The release facility segment contains a number of devices through which the DTV audio and video signals are passed, which variously impose compression and de-compression, processing, and storage and their attendant differential delays on the signals. The process of distributing the signals to affiliate stations typically requires compression and decompression steps. IS finds that it is incumbent on the release facility to correct the differential audio/video delays that the signals experience within the plant so that the initial timing relationship is restored to a tight tolerance before the signals reach the distribution encoder. IS also finds that synchronization to a tight tolerance should be maintained in any encode/decode process that is involved in delivering the signals to the affiliate station, so that the tight A/V synchronization can be monitored at switching and other points.
The affiliate station segment contains a number of devices that are similar to those encountered in the release facility segment and that generate the same types of differential audio-video delays, including switching and monitoring points. IS finds that audio-video synchronization should be restored to a tight tolerance before the signals are input to the broadcast station’s ATSC audio and video encoding devices to assure that the presentation time stamps placed on the audio and video access units by the encoder faithfully represent correct synchronization.

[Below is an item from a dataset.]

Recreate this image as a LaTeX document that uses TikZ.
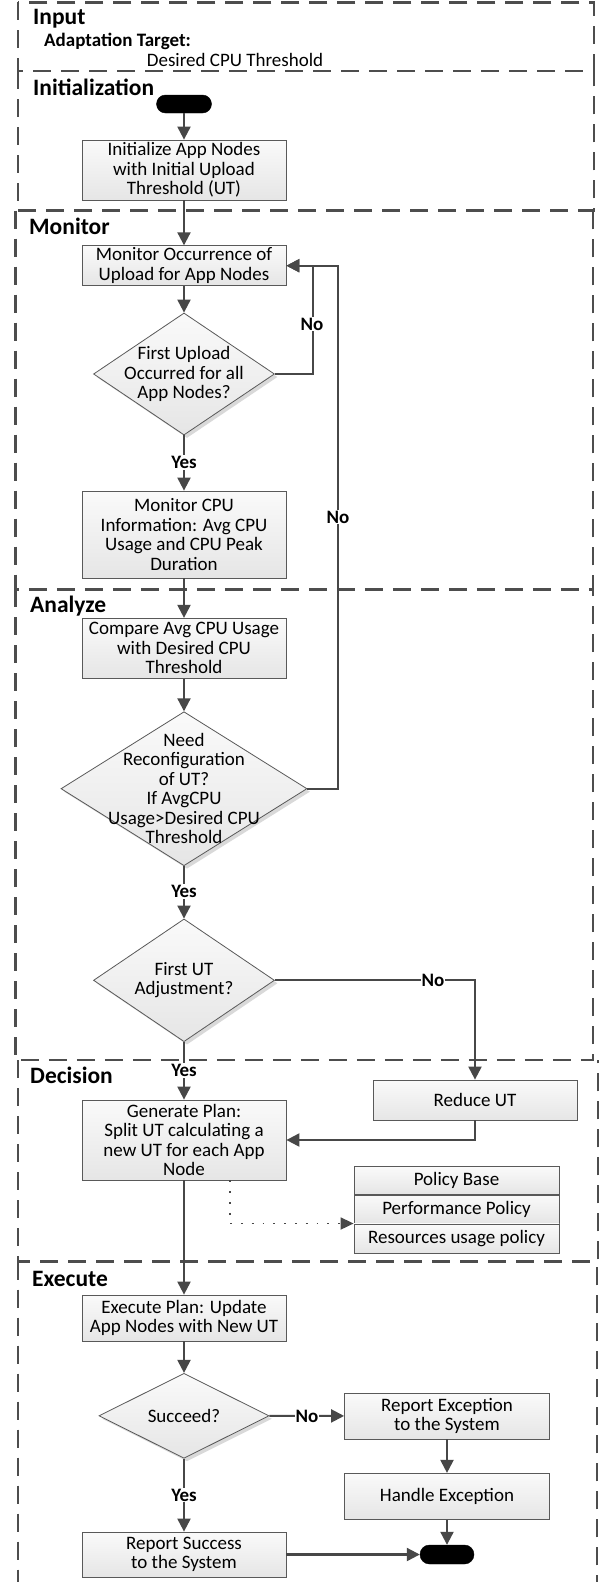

IS finds that under all operational situations, at the inputs to the DTV encoding devices, the sound program should be tightly synchronized to the video program. The sound program should never lead the video program by more than 15 milliseconds, and should never lag the video program by more than 45 milliseconds.

MPEG-2 models the end-to-end delay from an encoder’s signal input to a decoder’s signal output as constant. This end-to-end delay is the sum of the delays from encoding, encoder buffering, multiplexing, transmission, de-multiplexing, decoder buffering, decoding, and presentation. Presentation time stamps are required in the MPEG bit stream at intervals not exceeding 700 milliseconds. The MPEG System Target Decoder model allows a maximum decoder buffer delay of one second. Audio and video presentation units that represent sound and pictures that are to be presented simultaneously may be separated in time within the transport stream by as much as one second. In order to produce synchronized output, IS finds that the receiver must recover the encoder’s System Time Clock (STC) and use the Presentation Time Stamps (PTS) to present the audio-video content to the viewer with a tolerance of +/-15 milliseconds of the time indicated by PTS.

Although real aural and visual presentation devices typically have finite and different inherent delays, and may have additional delays imposed by post-processing or output functions, the System Target Decoder models these delays as zero. IS finds that such delays must be corrected before the audio and video signals are presented to the viewer.
The IS has undertaken additional work to develop tolerances for system design. Pending that finding, designers should strive for zero differential offset throughout the system.




Note: ITU R BT.1359-1 (1998) was carefully considered and found inadequate for purposes of audio and video synchronization for DTV broadcasting.